Practical implementation of CH2Br2 hydrodebromination to CH3Br, an important step in the bromine-mediated functionalization of methane, is currently hindered by the lack of selective and stable catalysts, which typically deactivate over a few hours on stream. Despite ranking as the most active metal for this reaction, palladium has received limited attention due to the tendency of metal nanoparticles to form C2+ products and methane, alongside CH3Br. Herein, we explore metal nuclearity and host effects in nanostructured palladium-based hydrodebromination catalysts. While Pd nanoparticles intrinsically exhibit similar unselective behavior irrespective of the host choice, encompassing metal oxides and carbon-based supports, stabilization of isolated Pd sites over the latter enables suppression of C–C coupling. Therein, the impact of host functionalization and structure on the metal center reactivity is investigated over amorphous activated and nitrogen-doped carbons as well as crystalline carbon nitrides.

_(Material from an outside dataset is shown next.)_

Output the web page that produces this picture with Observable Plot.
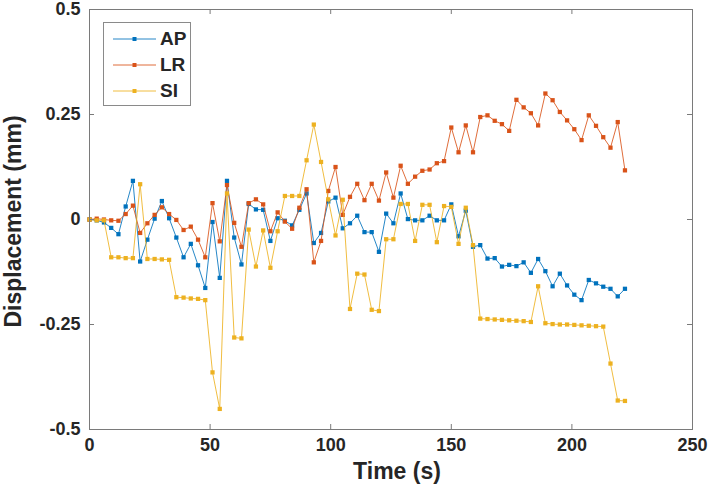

By maximizing the site architectural uniformity and integrating large N-cavities with high affinity for the metal, we show that high-valent Pd single atoms supported on a poly(triazine imide) carbon nitride unlocks full selectivity to CH3Br (99%) and stable behavior over 24 h on stream. Finally, by combining spectroscopic, kinetic, and computational analyses, we identify that the oxidation state of the metal centers, regulated by the coordination with the host, dictates their thermodynamic propensity to selectively hydrogenate the CH2Br* intermediate to CH3Br.